William Bates played for his native Yorkshire, between 1907 and 1913 before joining Briton Ferry Steel C.C. in 1914 and qualifying for Glamorgan. Bates duly won a regular place in their team and became a most reliable opening batsman. In 1923 he scored a thousand runs for the season, without scoring a century, whilst in 1927 he became the first Glamorgan batsman to record a century in each innings, with 105 and 111 against Essex.
1927 was Bates` most productive season, as he scored 200 against Worcestershire at Kidderminster, as well as centuries against Nottinghamshire and the two at Leyton, to finish the summer with 1645 runs to his name. He also passed the 1500 run mark in 1928, and began a most prolific partnership with fellow Tyke, Arnold Dyson.
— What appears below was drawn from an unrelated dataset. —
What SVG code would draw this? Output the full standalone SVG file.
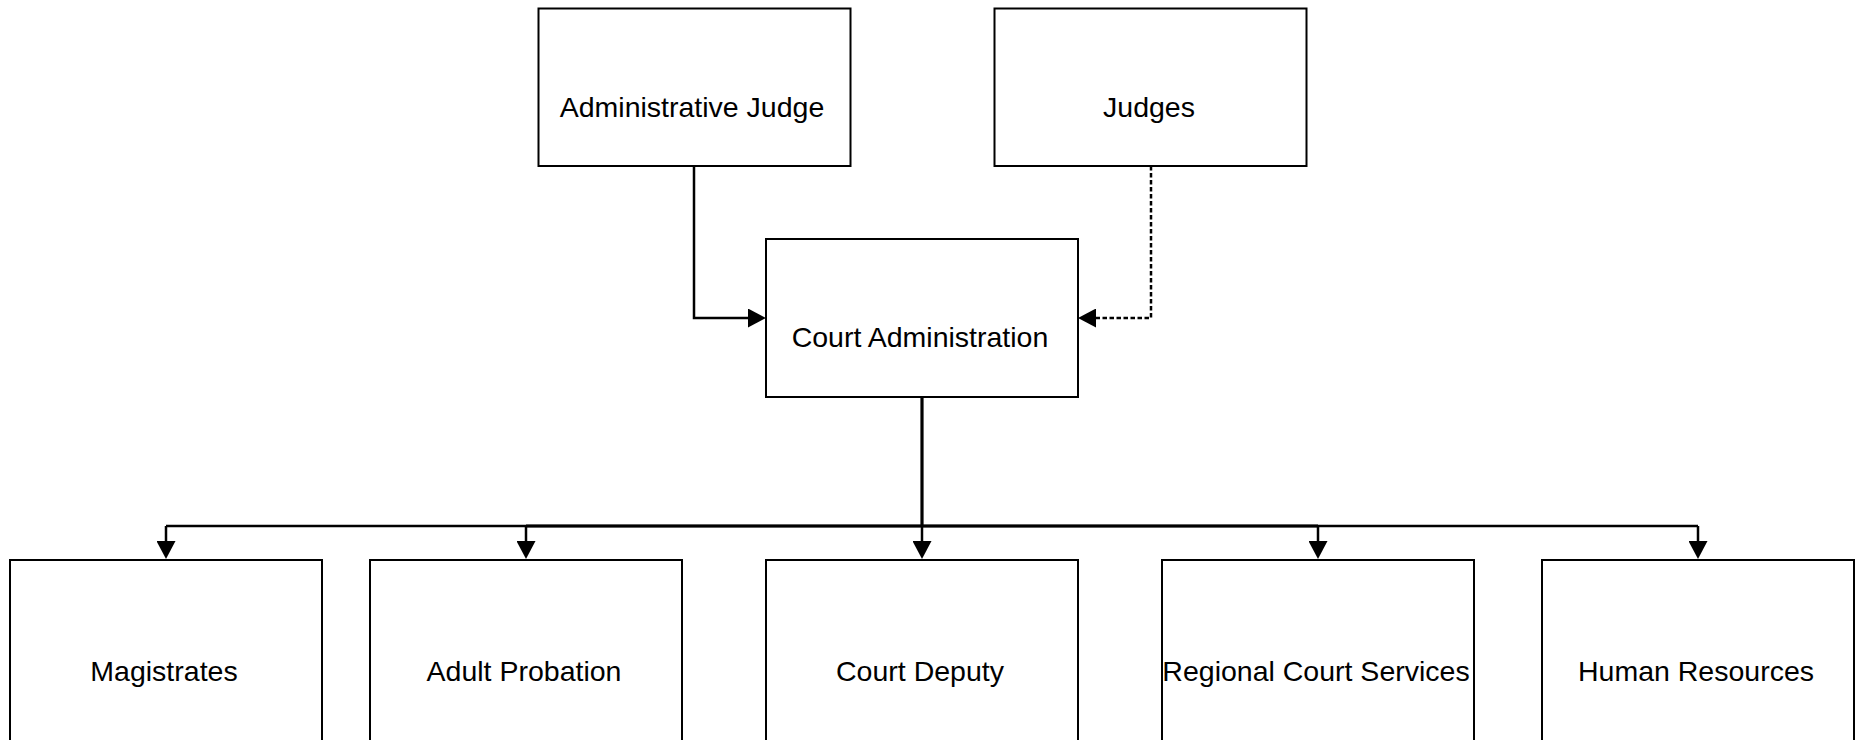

The pair took great delight in sharing a stand of 233 for the first wicket against Yorkshire at Sheffield in 1930.
Bates was also a useful left-arm spinner, taking 8/93 against Essex in 1928, and was a most reliable fielder close to the wicket. However, Glamorgan had to dispense with his useful services in 1931, as financial problems caused them to prune their professional staff. Bates subsequently played for Cheshire in the Minor County Championship, before becoming a groundsman and coach in Northern Ireland. In his youth, Bates had been a useful footballer, playing for Bolton and Leeds United, and his son Ted Bates both played for, and managed, Southampton.